Start

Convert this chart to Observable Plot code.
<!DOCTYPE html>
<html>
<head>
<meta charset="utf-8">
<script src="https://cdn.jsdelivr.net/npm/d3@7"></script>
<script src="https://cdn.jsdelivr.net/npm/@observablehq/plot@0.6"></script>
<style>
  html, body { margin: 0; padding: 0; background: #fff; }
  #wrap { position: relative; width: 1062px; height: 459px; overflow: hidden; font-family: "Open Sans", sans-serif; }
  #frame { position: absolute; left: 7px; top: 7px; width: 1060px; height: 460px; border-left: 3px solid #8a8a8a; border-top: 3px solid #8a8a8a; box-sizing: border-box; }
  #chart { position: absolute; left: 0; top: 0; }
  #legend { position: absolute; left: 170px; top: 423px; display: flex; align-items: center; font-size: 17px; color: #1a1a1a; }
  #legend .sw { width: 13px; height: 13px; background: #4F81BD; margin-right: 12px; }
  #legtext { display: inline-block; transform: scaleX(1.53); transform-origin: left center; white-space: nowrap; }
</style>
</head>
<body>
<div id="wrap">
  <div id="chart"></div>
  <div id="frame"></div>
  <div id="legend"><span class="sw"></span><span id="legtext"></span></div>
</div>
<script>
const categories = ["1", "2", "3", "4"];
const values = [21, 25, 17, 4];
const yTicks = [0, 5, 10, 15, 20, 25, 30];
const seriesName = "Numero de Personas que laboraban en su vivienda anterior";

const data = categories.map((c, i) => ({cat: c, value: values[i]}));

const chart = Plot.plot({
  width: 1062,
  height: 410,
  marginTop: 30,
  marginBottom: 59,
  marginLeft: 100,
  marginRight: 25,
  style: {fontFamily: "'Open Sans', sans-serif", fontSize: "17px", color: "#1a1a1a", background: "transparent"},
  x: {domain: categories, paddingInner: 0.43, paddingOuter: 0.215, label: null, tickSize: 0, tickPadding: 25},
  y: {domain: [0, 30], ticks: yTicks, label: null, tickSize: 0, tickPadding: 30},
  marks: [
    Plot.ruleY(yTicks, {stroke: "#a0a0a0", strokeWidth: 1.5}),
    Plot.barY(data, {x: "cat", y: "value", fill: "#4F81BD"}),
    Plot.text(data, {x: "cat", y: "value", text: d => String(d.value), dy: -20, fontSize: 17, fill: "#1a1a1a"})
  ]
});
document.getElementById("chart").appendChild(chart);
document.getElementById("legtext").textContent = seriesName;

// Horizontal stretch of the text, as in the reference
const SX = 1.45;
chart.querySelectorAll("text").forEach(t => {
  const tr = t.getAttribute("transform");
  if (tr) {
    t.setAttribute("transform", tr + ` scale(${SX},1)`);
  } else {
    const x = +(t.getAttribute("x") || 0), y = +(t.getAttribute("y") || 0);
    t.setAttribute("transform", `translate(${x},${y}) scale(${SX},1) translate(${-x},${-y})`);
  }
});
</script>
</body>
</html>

End

## THE TASK:
Reproduce each line verbatim.

## TASK RESULT:
Convert this chart to Observable Plot code.
<!DOCTYPE html>
<html>
<head>
<meta charset="utf-8">
<script src="https://cdn.jsdelivr.net/npm/d3@7"></script>
<script src="https://cdn.jsdelivr.net/npm/@observablehq/plot@0.6"></script>
<style>
  html, body { margin: 0; padding: 0; background: #fff; }
  #wrap { position: relative; width: 1062px; height: 459px; overflow: hidden; font-family: "Open Sans", sans-serif; }
  #frame { position: absolute; left: 7px; top: 7px; width: 1060px; height: 460px; border-left: 3px solid #8a8a8a; border-top: 3px solid #8a8a8a; box-sizing: border-box; }
  #chart { position: absolute; left: 0; top: 0; }
  #legend { position: absolute; left: 170px; top: 423px; display: flex; align-items: center; font-size: 17px; color: #1a1a1a; }
  #legend .sw { width: 13px; height: 13px; background: #4F81BD; margin-right: 12px; }
  #legtext { display: inline-block; transform: scaleX(1.53); transform-origin: left center; white-space: nowrap; }
</style>
</head>
<body>
<div id="wrap">
  <div id="chart"></div>
  <div id="frame"></div>
  <div id="legend"><span class="sw"></span><span id="legtext"></span></div>
</div>
<script>
const categories = ["1", "2", "3", "4"];
const values = [21, 25, 17, 4];
const yTicks = [0, 5, 10, 15, 20, 25, 30];
const seriesName = "Numero de Personas que laboraban en su vivienda anterior";

const data = categories.map((c, i) => ({cat: c, value: values[i]}));

const chart = Plot.plot({
  width: 1062,
  height: 410,
  marginTop: 30,
  marginBottom: 59,
  marginLeft: 100,
  marginRight: 25,
  style: {fontFamily: "'Open Sans', sans-serif", fontSize: "17px", color: "#1a1a1a", background: "transparent"},
  x: {domain: categories, paddingInner: 0.43, paddingOuter: 0.215, label: null, tickSize: 0, tickPadding: 25},
  y: {domain: [0, 30], ticks: yTicks, label: null, tickSize: 0, tickPadding: 30},
  marks: [
    Plot.ruleY(yTicks, {stroke: "#a0a0a0", strokeWidth: 1.5}),
    Plot.barY(data, {x: "cat", y: "value", fill: "#4F81BD"}),
    Plot.text(data, {x: "cat", y: "value", text: d => String(d.value), dy: -20, fontSize: 17, fill: "#1a1a1a"})
  ]
});
document.getElementById("chart").appendChild(chart);
document.getElementById("legtext").textContent = seriesName;

// Horizontal stretch of the text, as in the reference
const SX = 1.45;
chart.querySelectorAll("text").forEach(t => {
  const tr = t.getAttribute("transform");
  if (tr) {
    t.setAttribute("transform", tr + ` scale(${SX},1)`);
  } else {
    const x = +(t.getAttribute("x") || 0), y = +(t.getAttribute("y") || 0);
    t.setAttribute("transform", `translate(${x},${y}) scale(${SX},1) translate(${-x},${-y})`);
  }
});
</script>
</body>
</html>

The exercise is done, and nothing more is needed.